There are those die hard fans who would counter that Costello's lyrics are the subtlest and most literary of his career, something I would argue against, but all the same this is a weak defense of the general torpor that saturates "The Delivery Man". Even if it were so, albums that are more interesting to read than to listen to are fit, on principle, to be used for target practice at the next skeet shoot.

Elvis Costello is a boomer himself. He was born in 1954, I was born in 1952. The issue isn't his taste in music-- I've been a fan and supporter of Costello since he first appeared in the States in 1977, precisely because it seemed he and I shared much of the same attitude about the world and that we drew from the same musical and literary influences. The issue is the lack of consistent quality in too much of his later work. He's written a good number of good songs scattered through out the uneven and unfocused discs he's released, but it's disconcerting to buy albums on the fading hope that I might be lucky enough to get two or three good tunes out of the average seventy minutes running time per CD.

I bought the record all by myself, listened to it alone, listened to it again alone, generally listened to it for a week by myself, more or less, and found that I liked it better than any record he'd been out in several years. I wrote my review on a now defunct music site I had without the benefit of reading anyone else's reviews; what I found when I did read the notices in The Village Voice and Rolling Stone was that the reviewers thought as I did, that EC was working at full boil once again. Not surprisingly (to me) most Costello fans I talked to about Cruel liked it quite a bit; some even thought it was his best album ever. Anyway, the point is that it's more likely that our man actually put out a great album rather than manifestation of group think. Cruel, actually, bucked the trend, since most of his later work was getting mixed reviews at best. The herd mentality, if there was one regarding EC, was to give him less than unqualified raves. As for the song lyrics, you already named two of them, both "Episode of Blonds" and "45" are punchy, clipped, caustic and wonderfully layered in their nuance, puns and insinuations, and I wish he could write this well more often these days. I would add another favorite, "Spooky Girlfriend".

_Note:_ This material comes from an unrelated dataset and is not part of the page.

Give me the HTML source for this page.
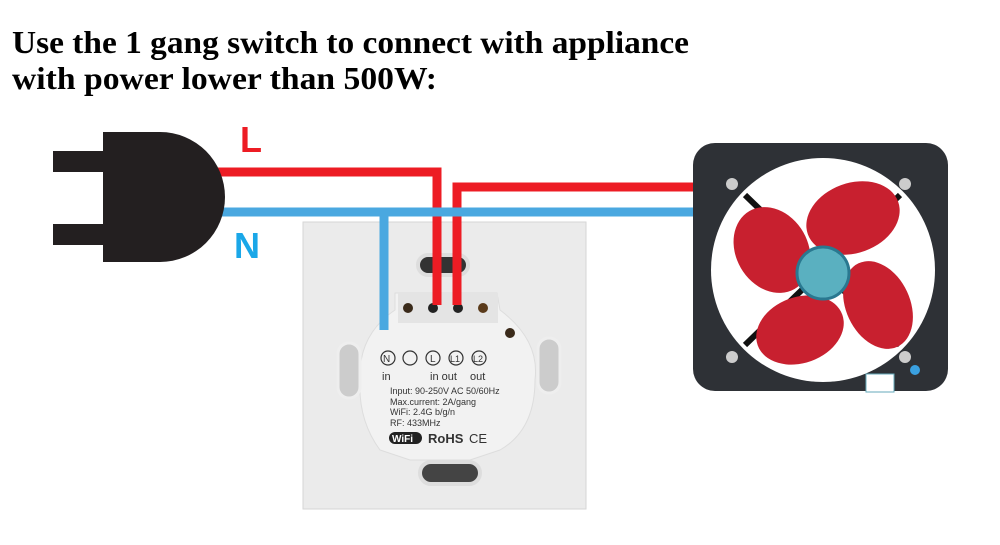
<!DOCTYPE html>
<html><head><meta charset="utf-8"><style>
body{margin:0;background:#fff;width:1000px;height:545px;overflow:hidden}
svg{display:block}
</style></head><body>
<svg width="1000" height="545" viewBox="0 0 1000 545" xmlns="http://www.w3.org/2000/svg">
<rect width="1000" height="545" fill="#fff"/>
<text x="12" y="53" textLength="677" lengthAdjust="spacingAndGlyphs" font-family="Liberation Serif, serif" font-weight="bold" font-size="32" fill="#000">Use the 1 gang switch to connect with appliance</text>
<text x="12" y="89" textLength="425" lengthAdjust="spacingAndGlyphs" font-family="Liberation Serif, serif" font-weight="bold" font-size="32" fill="#000">with power lower than 500W:</text>

<!-- switch plate -->
<rect x="303" y="222" width="283" height="287" fill="#ebebeb" stroke="#d6d6d6"/>
<rect x="418" y="255" width="50" height="20" rx="10" fill="#333" stroke="#ddd" stroke-width="4"/>
<path d="M395 293 L497 293 L500 310 Q540 340 535 380 Q535 430 500 450 L470 460 L410 460 L380 450 Q358 420 360 380 Q358 335 395 310 Z" fill="#f2f2f2" stroke="#ddd"/>
<rect x="398" y="293" width="100" height="30" fill="#e4e4e4"/>
<circle cx="408" cy="308" r="5" fill="#3a2a1a"/><circle cx="433" cy="308" r="5" fill="#222"/><circle cx="458" cy="308" r="5" fill="#222"/><circle cx="483" cy="308" r="5" fill="#5a3a1a"/>
<circle cx="510" cy="333" r="5" fill="#3a2a1a"/>
<rect x="338" y="343" width="22" height="55" rx="11" fill="#ccc" stroke="#eee" stroke-width="3"/>
<rect x="538" y="338" width="22" height="55" rx="11" fill="#ccc" stroke="#eee" stroke-width="3"/>
<rect x="420" y="462" width="60" height="22" rx="11" fill="#444" stroke="#ddd" stroke-width="4"/>
<g fill="none" stroke="#333" stroke-width="1.2">
<circle cx="388" cy="358" r="7"/><circle cx="410" cy="358" r="7"/><circle cx="433" cy="358" r="7"/><circle cx="456" cy="358" r="7"/><circle cx="479" cy="358" r="7"/>
</g>
<g font-family="Liberation Sans, sans-serif" fill="#333">
<text x="383" y="362" font-size="10">N</text><text x="430" y="362" font-size="10">L</text><text x="450" y="362" font-size="9">L1</text><text x="473" y="362" font-size="9">L2</text>
<text x="382" y="380" font-size="11">in</text><text x="430" y="380" font-size="11">in out</text><text x="470" y="380" font-size="11">out</text>
<text x="390" y="394" font-size="9">Input: 90-250V AC 50/60Hz</text>
<text x="390" y="405" font-size="9">Max.current: 2A/gang</text>
<text x="390" y="415" font-size="9">WiFi: 2.4G b/g/n</text>
<text x="390" y="426" font-size="9">RF: 433MHz</text>
<rect x="389" y="432" width="33" height="12" rx="6" fill="#222"/>
<text x="392" y="442" font-size="10" font-weight="bold" fill="#fff">WiFi</text>
<text x="428" y="443" font-size="13" font-weight="bold">RoHS</text>
<text x="469" y="443" font-size="13">CE</text>
</g>

<!-- fan -->
<rect x="693" y="143" width="255" height="248" rx="22" fill="#2e3136"/>
<circle cx="823" cy="270" r="112" fill="#fff"/>
<g stroke="#111" stroke-width="6"><line x1="745" y1="195" x2="900" y2="345"/><line x1="900" y1="195" x2="745" y2="345"/></g>
<g fill="#c8202f">
<ellipse cx="772" cy="250" rx="36" ry="45" transform="rotate(-30 772 250)"/>
<ellipse cx="853" cy="218" rx="48" ry="35" transform="rotate(-20 853 218)"/>
<ellipse cx="878" cy="305" rx="32" ry="46" transform="rotate(-25 878 305)"/>
<ellipse cx="800" cy="330" rx="45" ry="33" transform="rotate(-20 800 330)"/>
</g>
<circle cx="823" cy="273" r="26" fill="#5ab0c0" stroke="#2a7890" stroke-width="3"/>
<g fill="#ccc"><circle cx="732" cy="184" r="6"/><circle cx="905" cy="184" r="6"/><circle cx="732" cy="357" r="6"/><circle cx="905" cy="357" r="6"/></g>
<circle cx="915" cy="370" r="5" fill="#3aa0e0"/>
<rect x="866" y="374" width="28" height="18" fill="#fff" stroke="#6ab"/>

<!-- wires -->
<g fill="none" stroke-linejoin="miter">
<path d="M215 172 H437 V305" stroke="#ed1c24" stroke-width="9"/>
<path d="M693 187 H457 V305" stroke="#ed1c24" stroke-width="9"/>
<path d="M215 212 H693" stroke="#4aa8e0" stroke-width="9"/>
<path d="M384 212 V330" stroke="#4aa8e0" stroke-width="9"/>
</g>

<!-- plug -->
<rect x="53" y="151" width="55" height="21" fill="#231f20"/>
<rect x="53" y="224" width="55" height="21" fill="#231f20"/>
<path d="M103 132 H160 A65 65 0 0 1 160 262 H103 Z" fill="#231f20"/>

<text x="240" y="152" font-family="Liberation Sans, sans-serif" font-weight="bold" font-size="36" fill="#ed1c24">L</text>
<text x="234" y="258" font-family="Liberation Sans, sans-serif" font-weight="bold" font-size="36" fill="#1aa7e8">N</text>
</svg>
</body></html>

Waits has a shtick, sure, but everyone does. Packaging and image is a large part of getting the music out there. Finally, though, there is the music
that stands to be judged, and Waits sublime fusing of alien styles --hard bop, delta blues, Brecht-Weil, Beat prosody, and any number of influences one might toss at him--is unique and grandly textured. It is artful, as opposed to arty, and it is unique, and contrary to the notion that he makes the same album over and over again, it's more accurate to assert that he has a style, a set of aesthetic principles he brings into play and expands or contracts as his instinct dictates. The music he's making in the late nineties isn't the same as the relatively modest efforts from the Seventies. He's grown, he's gotten wiser, and he’s become more interesting to listen to. And he's the best "poetic" lyricist currently in the game.